Published by New York State Law Reporting Bureau pursuant to Judiciary Law § 431.
This opinion is uncorrected and subject to revision before publication in the Official Reports.
Decided on January 5, 2012
Andrias, J.P., Saxe, Sweeny, Acosta, Manzanet-Daniels, JJ.
Order, Supreme Court, New York County (Lewis Bart Stone, J.), entered on or about January 14, 2010, which denied defendant's CPL 440.20 motion to set aside a sentence of the same court (James A. Yates, J.), imposed June 26, 2007, as amended August 24, 2007, unanimously reversed, the motion granted, defendants' second violent felony offender adjudication and sentence vacated, and the matter remanded for resentencing.

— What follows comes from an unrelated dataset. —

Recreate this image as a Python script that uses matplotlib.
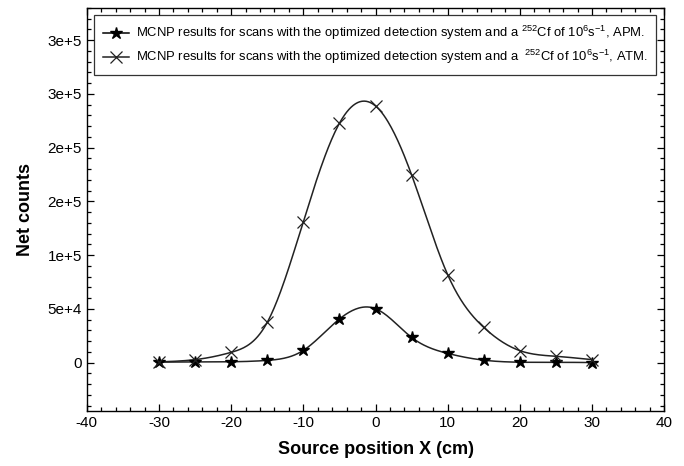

On February 27, 2007, defendant was convicted, after a jury trial, of robbery in the first degree, robbery in the third degree and criminal possession of a weapon in the third degree. On June 26, 2007, he was adjudicated a second violent felony offender, and sentenced to 13 years in prison on the robbery in the first degree count, with concurrent time on the other charges, and five years of postrelease supervision.
On or about April 6, 2009, defendant moved to set aside his sentence pursuant to CPL 440.20 on the ground that his 2004 predicate violent felony conviction was unconstitutionally obtained because he was not advised during the plea allocution that the sentence would include a period of postrelease supervision (see People v Catu, 4 NY3d 242 ). The trial court denied the motion as procedurally barred because defendant failed to appeal the 2004 conviction. We now reverse.
Defendant's failure to appeal the 2004 conviction did not constitute a forfeiture of his right to independently challenge its constitutionality within the context of a predicate felony proceeding (see People v Johnson, 196 AD2d 408 , lv denied 82 NY2d 806  ["Notwithstanding his failure to appeal from the 1985 conviction, defendant had an independent statutory right to challenge its use as a predicate conviction on the ground it was unconstitutionally obtained"]). Although the absence of an appeal may be a relevant consideration in predicate felony offender proceedings, it is not an automatic bar to challenging the constitutionality of a predicate conviction (see People v Abdus-Samad, 69 AD3d 516, 517 , lv denied 15 NY3d 746 ).
The People argue that the CPL 440.20 motion must be denied on the ground that defendant waived his right to challenge the 2004 conviction by failing to raise the argument at the appropriate time, which was the time of the 2007 second violent felony offender adjudication (see CPL 400.15[b]; People v Odom, 63 AD3d 408 , lv denied 13 NY3d 798 ). However, the People were required to preserve such an argument for review by this Court (see People v Chavis, 91 NY2d 500, 506 ) and failed to do so. Before the trial court, misapplying Odom, the People only argued that defendant was procedurally barred from challenging the 2004 prior violent felony conviction by failing to appeal from that conviction. The trial court relied solely on that ground to deny the motion and this Court is without authority to affirm an order based on an issue of law or fact that the trial court did not hear and determine against the appellant, and we cannot invoke an alternative ground for affirmance (see CPL 470.15; People v Concepcion, 17 NY3d 192 ; People v LaFontaine, 92 NY2d 470 ). For the same reason, it is beyond our power to review the People's argument, also raised for the first time on appeal, that a Catu issue should not affect the constitutionality, for predicate felony purposes, of defendant's 2004 conviction.
THIS CONSTITUTES THE DECISION AND ORDER OF THE SUPREME COURT, APPELLATE DIVISION, FIRST DEPARTMENT.